1) i was coming off a patriot when i get the 222, i loved the feel of the patriot just wanted to change to a more race dedicated bike

2)i bought it before i understood suspension any where near as well as i do now.

3) i will be going back to a 224 evo when given the chance (budget issues)


----------



## his dudeness (May 9, 2007)




----------



## his dudeness (May 9, 2007)

bxxer rider said:


> development of a good design is good, redesigning for sake of marketing is bad. that is my point. so enough of the sarcasm and removing my quote from its context.


Enough of YOUR sarcasm and removing MY quote from it's context.

And aren't you the kid saying Orange is the only company that makres a good bike, and that apparently any company that redesigns a bike is doing so purely for marketing?

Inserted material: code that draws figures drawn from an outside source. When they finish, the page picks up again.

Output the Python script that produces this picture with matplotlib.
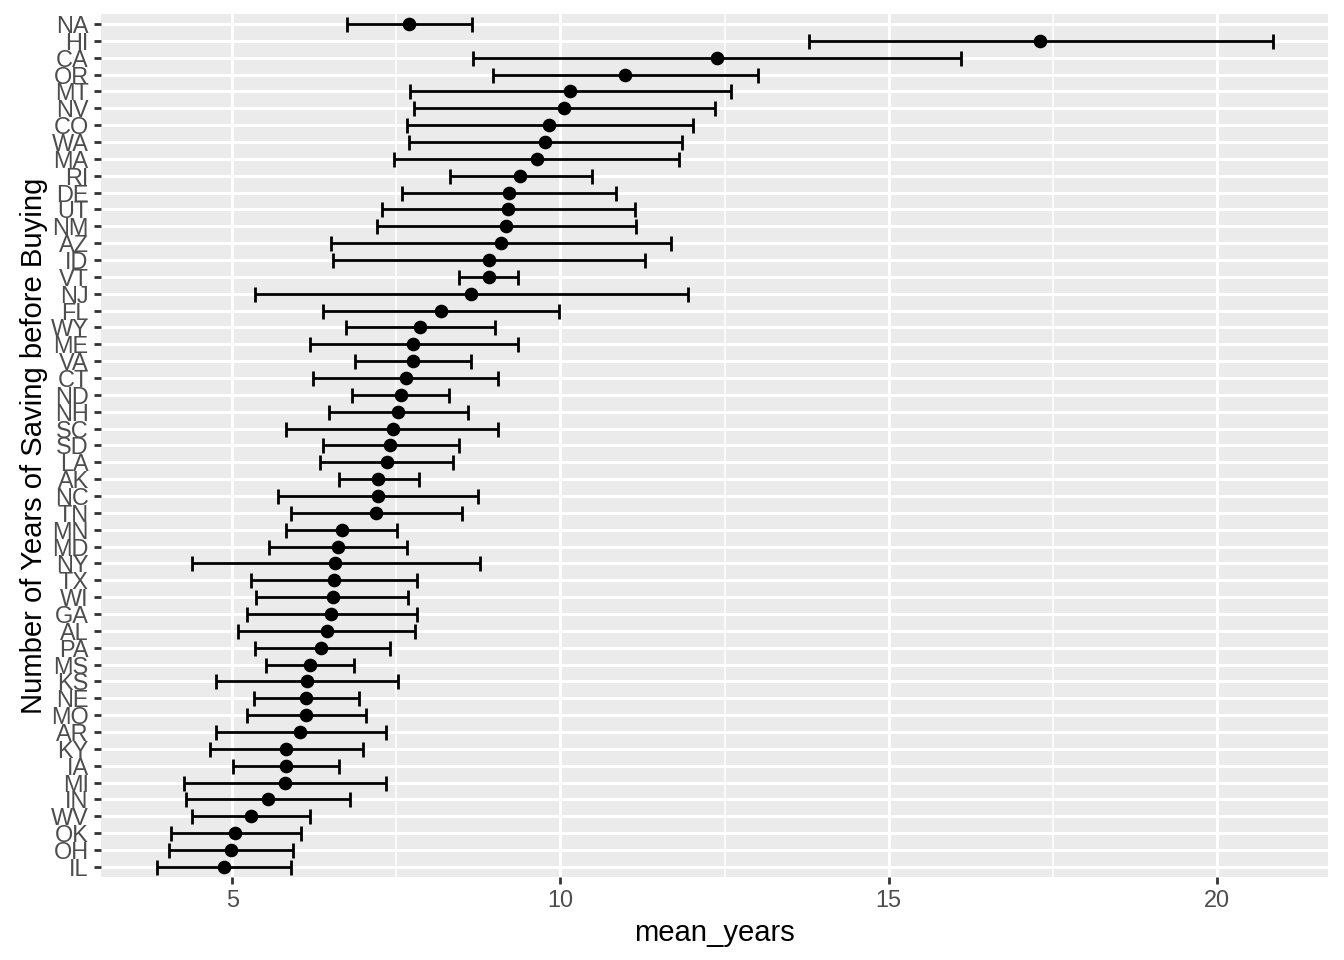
import numpy as np
import matplotlib
matplotlib.use("Agg")
from matplotlib import pyplot as plt
from matplotlib.ticker import MultipleLocator

plt.rcParams['font.family'] = ['Liberation Sans', 'DejaVu Sans']

states = ['NA', 'HI', 'CA', 'OR', 'MT', 'NV', 'CO', 'WA', 'MA', 'RI', 'DE', 'UT', 'NM',
          'AZ', 'ID', 'VT', 'NJ', 'FL', 'WY', 'ME', 'VA', 'CT', 'ND', 'NH', 'SC', 'SD',
          'LA', 'AK', 'NC', 'TN', 'MN', 'MD', 'NY', 'TX', 'WI', 'GA', 'AL', 'PA', 'MS',
          'KS', 'NE', 'MO', 'AR', 'KY', 'IA', 'MI', 'IN', 'WV', 'OK', 'OH', 'IL']

mean_years = [7.70, 17.31, 12.38, 10.99, 10.15, 10.05, 9.83, 9.77, 9.64, 9.39, 9.21, 9.20, 9.17,
              9.09, 8.91, 8.91, 8.64, 8.18, 7.86, 7.76, 7.76, 7.64, 7.57, 7.52, 7.45, 7.41,
              7.36, 7.22, 7.22, 7.19, 6.68, 6.61, 6.57, 6.55, 6.53, 6.51, 6.44, 6.36, 6.19,
              6.14, 6.13, 6.13, 6.04, 5.82, 5.82, 5.81, 5.55, 5.29, 5.05, 4.98, 4.87]

lower = [6.75, 13.78, 8.67, 8.97, 7.71, 7.77, 7.66, 7.70, 7.47, 8.32, 7.59, 7.28, 7.21,
         6.50, 6.53, 8.45, 5.35, 6.38, 6.73, 6.18, 6.87, 6.23, 6.83, 6.47, 5.82, 6.38,
         6.33, 6.63, 5.70, 5.89, 5.82, 5.56, 4.39, 5.29, 5.36, 5.22, 5.09, 5.34, 5.52,
         4.76, 5.33, 5.22, 4.75, 4.66, 5.01, 4.27, 4.30, 4.39, 4.07, 4.03, 3.85]

upper = [8.66, 20.85, 16.10, 13.01, 12.60, 12.36, 12.02, 11.85, 11.81, 10.48, 10.85, 11.13, 11.15,
         11.69, 11.29, 9.36, 11.94, 9.98, 9.01, 9.35, 8.64, 9.05, 8.30, 8.59, 9.05, 8.45,
         8.36, 7.84, 8.74, 8.50, 7.51, 7.66, 8.78, 7.82, 7.68, 7.82, 7.78, 7.41, 6.86,
         7.52, 6.93, 7.04, 7.34, 6.99, 6.63, 7.35, 6.79, 6.19, 6.05, 5.93, 5.89]

mean_arr = np.array(mean_years)
err = [mean_arr - np.array(lower), np.array(upper) - mean_arr]

fig = plt.figure(figsize=(13.44, 9.6), dpi=100)
ax = fig.add_axes([0.0751, 0.0865, 0.9133, 0.899])
ax.set_facecolor('#EBEBEB')

ax.errorbar(mean_years, states, xerr=err, fmt='o', color='black', ms=8.8,
            elinewidth=2.0, capsize=5.4, capthick=2.0, zorder=3)

# ggplot-like scales
lo, hi = min(lower), max(upper)
pad = 0.05 * (hi - lo)
ax.set_xlim(lo - pad, hi + pad)
ax.set_ylim(len(states) - 0.4, -0.6)

ax.xaxis.set_major_locator(MultipleLocator(5))
ax.xaxis.set_minor_locator(MultipleLocator(2.5))
ax.grid(which='major', color='white', linewidth=2.2, zorder=0)
ax.grid(which='minor', axis='x', color='white', linewidth=1.1, zorder=0)
ax.set_axisbelow(True)

for s in ax.spines.values():
    s.set_visible(False)

ax.tick_params(which='major', length=5.3, width=2.0, color='#333333',
               labelsize=16.9, labelcolor='#4D4D4D', pad=3.5)
ax.tick_params(which='minor', length=0)

ax.set_xlabel('mean_years', fontsize=21.1, color='black', labelpad=5)
ax.set_ylabel('Number of Years of Saving before Buying', fontsize=21.1, color='black', labelpad=2)

fig.savefig('out.png', dpi=100)
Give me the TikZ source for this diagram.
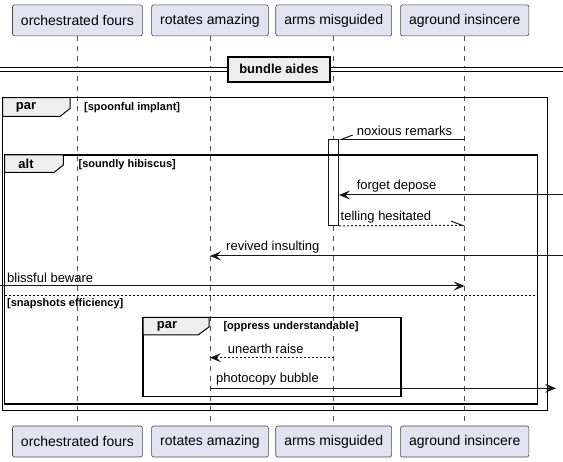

Yet you have a Turner. Didn't Turner do a redesign? Are they sellouts now?


----------



## bxxer rider (Jun 7, 2008)

his dudeness said:


> Enough of YOUR sarcasm and removing MY quote from it's context.
> 
> And aren't you the kid saying Orange is the only company that makres a good bike, and that apparently any company that redesigns a bike is doing so purely for marketing?
> 
> Yet you have a Turner. Didn't Turner do a redesign? Are they sellouts now?


again, removed it from context. i never said orange were the only good bikes out there. far from it. and turner did not invent a whole new system to make good marketing but instead continued the development of an existing system that i known to work.

enough of your twisting.


----------



## juan pablo (Jan 17, 2007)

This thread made my head hurt. Where did the good old MTBR days go?


----------



## sundace (Jan 22, 2009)

so what do you think of the bike?

is it good or not?

i haven't understood yet!


----------



## bxxer rider (Jun 7, 2008)

sundace said:


> so what do you think of the bike?
> 
> is it good or not?
> 
> i haven't understood yet!


good if you like lots of maintenance, lots of stupid useless bearings, weaker designs and more prone to flex.


----------



## Lunchbox362 (Jun 27, 2009)

That bike is ugly to me, and seems overly complicated/inefficient.

Any ride reports?


----------



## igotbanned (Oct 20, 2007)

bxxer rider said:


> explanation and reasoning with sometimes NEVER works, they are still deluded and lost like you!
> 
> ONCE you understand how certain characteristics that are created though certain design implications then it is possible to understand how a bike will ride by looking at it. and before you fly of the handle that is not ********. its just tiny bit harder with vpp but with a single pivot and some practical knowledge and a logical technical understanding its piss easy to work out by looking at it.
> 
> but if you protest the opposite you just prove your ignorance and and how far you have bought into marketing. and you are dead to understanding how rear suspension works.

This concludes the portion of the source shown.